» Work to do
Repeat each record below exactly, dropping the pictures.

» Exercise materials
▬▬▬▬▬▬▬▬▬▬
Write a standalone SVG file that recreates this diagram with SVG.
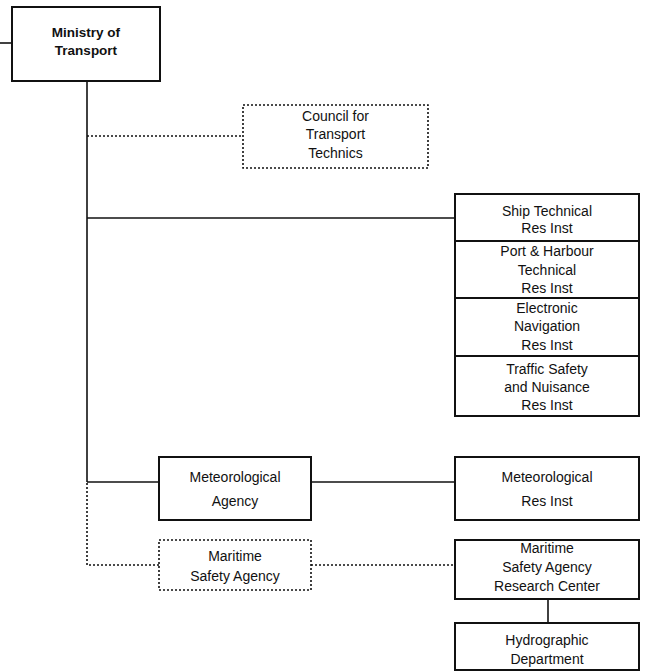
<svg xmlns="http://www.w3.org/2000/svg" width="650" height="672" viewBox="0 0 650 672">
<style>
.box{fill:#fff;stroke:#111;stroke-width:2}
.dbox{fill:#fff;stroke:#111;stroke-width:1.6;stroke-dasharray:2 2}
.ln{fill:none;stroke:#111;stroke-width:1.6}
.dl{fill:none;stroke:#111;stroke-width:1.6;stroke-dasharray:2 2}
text{font-family:"Liberation Sans",Arial,sans-serif;font-size:14px;fill:#111;text-anchor:middle}
.b{font-weight:bold;font-size:13.5px}
</style>
<rect width="650" height="672" fill="#fff"/>
<g id="connectors">
<path class="ln" d="M0 43H12"/>
<path class="ln" d="M87 81V482"/>
<path class="dl" d="M87 136H243"/>
<path class="ln" d="M87 218H455"/>
<path class="ln" d="M87 482H159"/>
<path class="ln" d="M311 482H455"/>
<path class="dl" d="M87 483V565H159"/>
<path class="dl" d="M311 565H455"/>
<path class="ln" d="M548 599V623"/>
</g>
<g id="ministry">
<rect class="box" x="12" y="7" width="148" height="74"/>
<text class="b" x="86" y="37">Ministry of</text>
<text class="b" x="86" y="55">Transport</text>
</g>
<g id="council">
<rect class="dbox" x="243" y="105" width="185" height="63"/>
<text x="335.5" y="121">Council for</text>
<text x="335.5" y="139">Transport</text>
<text x="335.5" y="158">Technics</text>
</g>
<g id="ship">
<rect class="box" x="455" y="194" width="184" height="47"/>
<text x="547" y="216">Ship Technical</text>
<text x="547" y="233">Res Inst</text>
</g>
<g id="port">
<rect class="box" x="455" y="241" width="184" height="57"/>
<text x="547" y="256">Port &amp; Harbour</text>
<text x="547" y="275">Technical</text>
<text x="547" y="293">Res Inst</text>
</g>
<g id="electronic">
<rect class="box" x="455" y="298" width="184" height="58"/>
<text x="547" y="313">Electronic</text>
<text x="547" y="331">Navigation</text>
<text x="547" y="350">Res Inst</text>
</g>
<g id="traffic">
<rect class="box" x="455" y="356" width="184" height="60"/>
<text x="547" y="374">Traffic Safety</text>
<text x="547" y="392">and Nuisance</text>
<text x="547" y="410">Res Inst</text>
</g>
<g id="met-agency">
<rect class="box" x="159" y="457" width="152" height="63"/>
<text x="235" y="482">Meteorological</text>
<text x="235" y="506">Agency</text>
</g>
<g id="met-res">
<rect class="box" x="455" y="457" width="184" height="63"/>
<text x="547" y="482">Meteorological</text>
<text x="547" y="506">Res Inst</text>
</g>
<g id="msa">
<rect class="dbox" x="159" y="540" width="152" height="50"/>
<text x="235" y="561">Maritime</text>
<text x="235" y="581">Safety Agency</text>
</g>
<g id="msa-rc">
<rect class="box" x="455" y="540" width="184" height="59"/>
<text x="547" y="553">Maritime</text>
<text x="547" y="572">Safety Agency</text>
<text x="547" y="591">Research Center</text>
</g>
<g id="hydro">
<rect class="box" x="455" y="623" width="184" height="47"/>
<text x="547" y="645">Hydrographic</text>
<text x="547" y="664">Department</text>
</g>
</svg>
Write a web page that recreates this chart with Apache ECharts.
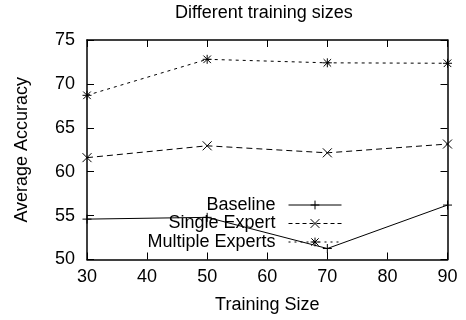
<!DOCTYPE html>
<html>
<head>
<meta charset="utf-8">
<script src="https://cdn.jsdelivr.net/npm/echarts@6/dist/echarts.min.js"></script>
<style>
html,body{margin:0;padding:0;background:#fff;}
#chart{width:466px;height:320px;}
</style>
</head>
<body>
<div id="chart"></div>
<script>
// ---- data ----
const trainingSizes = [30, 50, 70, 90];
const baseline = [54.6, 54.8, 51.25, 56.2];
const singleExpert = [61.6, 62.95, 62.15, 63.15];
const multipleExperts = [68.7, 72.8, 72.4, 72.35];
const seriesNames = ['Baseline', 'Single Expert', 'Multiple Experts'];
const xTicks = { min: 30, max: 90, step: 10 };
const yTicks = { min: 50, max: 75, step: 5 };

const FONT = 'Liberation Sans';
const plusPath = 'path://M5,0L5,10M0,5L10,5';
const crossPath = 'path://M0,0L10,10M10,0L0,10';
const starPath = 'path://M5,0L5,10M0,5L10,5M0.8,0.8L9.2,9.2M9.2,0.8L0.8,9.2';

function pairs(ys) { return trainingSizes.map((x, i) => [x, ys[i]]); }

function mkSeries(name, ys, symbol, dash) {
  return {
    name: name, type: 'line', data: pairs(ys),
    xAxisIndex: 0, yAxisIndex: 0,
    symbol: symbol, symbolSize: 9,
    itemStyle: { color: '#000', borderColor: '#000', borderWidth: 1 },
    lineStyle: { color: '#000', width: 1, type: dash },
    emphasis: { disabled: true },
    z: 3
  };
}

function mkLegend(name, top, dash) {
  return {
    data: [name], orient: 'horizontal', align: 'right',
    right: 124, top: top, padding: 0,
    itemWidth: 53, itemHeight: 11,
    selectedMode: false,
    lineStyle: { width: 1, color: '#000', type: dash },
    itemStyle: { color: '#000', borderColor: '#000', borderWidth: 1 },
    textStyle: { fontFamily: FONT, fontSize: 18, color: '#000', padding: [0, 8, 0, 0] }
  };
}

const axisCommon = {
  type: 'value', splitLine: { show: false },
  axisLine: { show: true, lineStyle: { color: '#000', width: 1.5 } },
  axisTick: { show: true, inside: true, length: 7, lineStyle: { color: '#000', width: 1 } }
};

const chart = echarts.init(document.getElementById('chart'), null, { renderer: 'canvas' });
chart.setOption({
  animation: false,
  backgroundColor: '#fff',
  title: {
    text: 'Different training sizes', left: 175, top: 4, padding: 0,
    textStyle: { fontFamily: FONT, fontSize: 18, fontWeight: 'normal', color: '#000' }
  },
  legend: [
    mkLegend(seriesNames[0], 196, 'solid'),
    mkLegend(seriesNames[1], 214.5, [4, 3]),
    mkLegend(seriesNames[2], 233, [2, 4])
  ],
  grid: { left: 87, right: 18.5, top: 40, bottom: 60.5 },
  xAxis: [
    Object.assign({}, axisCommon, {
      position: 'bottom', min: xTicks.min, max: xTicks.max, interval: xTicks.step,
      name: 'Training Size', nameLocation: 'middle', nameGap: 37,
      nameTextStyle: { fontFamily: FONT, fontSize: 18, color: '#000' },
      axisLabel: { fontFamily: FONT, fontSize: 18, color: '#000', margin: 9 }
    }),
    Object.assign({}, axisCommon, {
      position: 'top', min: xTicks.min, max: xTicks.max, interval: xTicks.step,
      axisLabel: { show: false }
    })
  ],
  yAxis: [
    Object.assign({}, axisCommon, {
      position: 'left', min: yTicks.min, max: yTicks.max, interval: yTicks.step,
      name: 'Average Accuracy', nameLocation: 'middle', nameGap: 56,
      nameTextStyle: { fontFamily: FONT, fontSize: 18, color: '#000' },
      axisLabel: { fontFamily: FONT, fontSize: 18, color: '#000', margin: 12 }
    }),
    Object.assign({}, axisCommon, {
      position: 'right', min: yTicks.min, max: yTicks.max, interval: yTicks.step,
      axisLabel: { show: false }
    })
  ],
  series: [
    mkSeries(seriesNames[0], baseline, plusPath, 'solid'),
    mkSeries(seriesNames[1], singleExpert, crossPath, [6, 4]),
    mkSeries(seriesNames[2], multipleExperts, starPath, [3, 4])
  ]
});
</script>
</body>
</html>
▬▬▬▬▬▬▬▬▬▬
» Response below
Write a standalone SVG file that recreates this diagram with SVG.
<svg xmlns="http://www.w3.org/2000/svg" width="650" height="672" viewBox="0 0 650 672">
<style>
.box{fill:#fff;stroke:#111;stroke-width:2}
.dbox{fill:#fff;stroke:#111;stroke-width:1.6;stroke-dasharray:2 2}
.ln{fill:none;stroke:#111;stroke-width:1.6}
.dl{fill:none;stroke:#111;stroke-width:1.6;stroke-dasharray:2 2}
text{font-family:"Liberation Sans",Arial,sans-serif;font-size:14px;fill:#111;text-anchor:middle}
.b{font-weight:bold;font-size:13.5px}
</style>
<rect width="650" height="672" fill="#fff"/>
<g id="connectors">
<path class="ln" d="M0 43H12"/>
<path class="ln" d="M87 81V482"/>
<path class="dl" d="M87 136H243"/>
<path class="ln" d="M87 218H455"/>
<path class="ln" d="M87 482H159"/>
<path class="ln" d="M311 482H455"/>
<path class="dl" d="M87 483V565H159"/>
<path class="dl" d="M311 565H455"/>
<path class="ln" d="M548 599V623"/>
</g>
<g id="ministry">
<rect class="box" x="12" y="7" width="148" height="74"/>
<text class="b" x="86" y="37">Ministry of</text>
<text class="b" x="86" y="55">Transport</text>
</g>
<g id="council">
<rect class="dbox" x="243" y="105" width="185" height="63"/>
<text x="335.5" y="121">Council for</text>
<text x="335.5" y="139">Transport</text>
<text x="335.5" y="158">Technics</text>
</g>
<g id="ship">
<rect class="box" x="455" y="194" width="184" height="47"/>
<text x="547" y="216">Ship Technical</text>
<text x="547" y="233">Res Inst</text>
</g>
<g id="port">
<rect class="box" x="455" y="241" width="184" height="57"/>
<text x="547" y="256">Port &amp; Harbour</text>
<text x="547" y="275">Technical</text>
<text x="547" y="293">Res Inst</text>
</g>
<g id="electronic">
<rect class="box" x="455" y="298" width="184" height="58"/>
<text x="547" y="313">Electronic</text>
<text x="547" y="331">Navigation</text>
<text x="547" y="350">Res Inst</text>
</g>
<g id="traffic">
<rect class="box" x="455" y="356" width="184" height="60"/>
<text x="547" y="374">Traffic Safety</text>
<text x="547" y="392">and Nuisance</text>
<text x="547" y="410">Res Inst</text>
</g>
<g id="met-agency">
<rect class="box" x="159" y="457" width="152" height="63"/>
<text x="235" y="482">Meteorological</text>
<text x="235" y="506">Agency</text>
</g>
<g id="met-res">
<rect class="box" x="455" y="457" width="184" height="63"/>
<text x="547" y="482">Meteorological</text>
<text x="547" y="506">Res Inst</text>
</g>
<g id="msa">
<rect class="dbox" x="159" y="540" width="152" height="50"/>
<text x="235" y="561">Maritime</text>
<text x="235" y="581">Safety Agency</text>
</g>
<g id="msa-rc">
<rect class="box" x="455" y="540" width="184" height="59"/>
<text x="547" y="553">Maritime</text>
<text x="547" y="572">Safety Agency</text>
<text x="547" y="591">Research Center</text>
</g>
<g id="hydro">
<rect class="box" x="455" y="623" width="184" height="47"/>
<text x="547" y="645">Hydrographic</text>
<text x="547" y="664">Department</text>
</g>
</svg>
Write a web page that recreates this chart with Apache ECharts.
<!DOCTYPE html>
<html>
<head>
<meta charset="utf-8">
<script src="https://cdn.jsdelivr.net/npm/echarts@6/dist/echarts.min.js"></script>
<style>
html,body{margin:0;padding:0;background:#fff;}
#chart{width:466px;height:320px;}
</style>
</head>
<body>
<div id="chart"></div>
<script>
// ---- data ----
const trainingSizes = [30, 50, 70, 90];
const baseline = [54.6, 54.8, 51.25, 56.2];
const singleExpert = [61.6, 62.95, 62.15, 63.15];
const multipleExperts = [68.7, 72.8, 72.4, 72.35];
const seriesNames = ['Baseline', 'Single Expert', 'Multiple Experts'];
const xTicks = { min: 30, max: 90, step: 10 };
const yTicks = { min: 50, max: 75, step: 5 };

const FONT = 'Liberation Sans';
const plusPath = 'path://M5,0L5,10M0,5L10,5';
const crossPath = 'path://M0,0L10,10M10,0L0,10';
const starPath = 'path://M5,0L5,10M0,5L10,5M0.8,0.8L9.2,9.2M9.2,0.8L0.8,9.2';

function pairs(ys) { return trainingSizes.map((x, i) => [x, ys[i]]); }

function mkSeries(name, ys, symbol, dash) {
  return {
    name: name, type: 'line', data: pairs(ys),
    xAxisIndex: 0, yAxisIndex: 0,
    symbol: symbol, symbolSize: 9,
    itemStyle: { color: '#000', borderColor: '#000', borderWidth: 1 },
    lineStyle: { color: '#000', width: 1, type: dash },
    emphasis: { disabled: true },
    z: 3
  };
}

function mkLegend(name, top, dash) {
  return {
    data: [name], orient: 'horizontal', align: 'right',
    right: 124, top: top, padding: 0,
    itemWidth: 53, itemHeight: 11,
    selectedMode: false,
    lineStyle: { width: 1, color: '#000', type: dash },
    itemStyle: { color: '#000', borderColor: '#000', borderWidth: 1 },
    textStyle: { fontFamily: FONT, fontSize: 18, color: '#000', padding: [0, 8, 0, 0] }
  };
}

const axisCommon = {
  type: 'value', splitLine: { show: false },
  axisLine: { show: true, lineStyle: { color: '#000', width: 1.5 } },
  axisTick: { show: true, inside: true, length: 7, lineStyle: { color: '#000', width: 1 } }
};

const chart = echarts.init(document.getElementById('chart'), null, { renderer: 'canvas' });
chart.setOption({
  animation: false,
  backgroundColor: '#fff',
  title: {
    text: 'Different training sizes', left: 175, top: 4, padding: 0,
    textStyle: { fontFamily: FONT, fontSize: 18, fontWeight: 'normal', color: '#000' }
  },
  legend: [
    mkLegend(seriesNames[0], 196, 'solid'),
    mkLegend(seriesNames[1], 214.5, [4, 3]),
    mkLegend(seriesNames[2], 233, [2, 4])
  ],
  grid: { left: 87, right: 18.5, top: 40, bottom: 60.5 },
  xAxis: [
    Object.assign({}, axisCommon, {
      position: 'bottom', min: xTicks.min, max: xTicks.max, interval: xTicks.step,
      name: 'Training Size', nameLocation: 'middle', nameGap: 37,
      nameTextStyle: { fontFamily: FONT, fontSize: 18, color: '#000' },
      axisLabel: { fontFamily: FONT, fontSize: 18, color: '#000', margin: 9 }
    }),
    Object.assign({}, axisCommon, {
      position: 'top', min: xTicks.min, max: xTicks.max, interval: xTicks.step,
      axisLabel: { show: false }
    })
  ],
  yAxis: [
    Object.assign({}, axisCommon, {
      position: 'left', min: yTicks.min, max: yTicks.max, interval: yTicks.step,
      name: 'Average Accuracy', nameLocation: 'middle', nameGap: 56,
      nameTextStyle: { fontFamily: FONT, fontSize: 18, color: '#000' },
      axisLabel: { fontFamily: FONT, fontSize: 18, color: '#000', margin: 12 }
    }),
    Object.assign({}, axisCommon, {
      position: 'right', min: yTicks.min, max: yTicks.max, interval: yTicks.step,
      axisLabel: { show: false }
    })
  ],
  series: [
    mkSeries(seriesNames[0], baseline, plusPath, 'solid'),
    mkSeries(seriesNames[1], singleExpert, crossPath, [6, 4]),
    mkSeries(seriesNames[2], multipleExperts, starPath, [3, 4])
  ]
});
</script>
</body>
</html>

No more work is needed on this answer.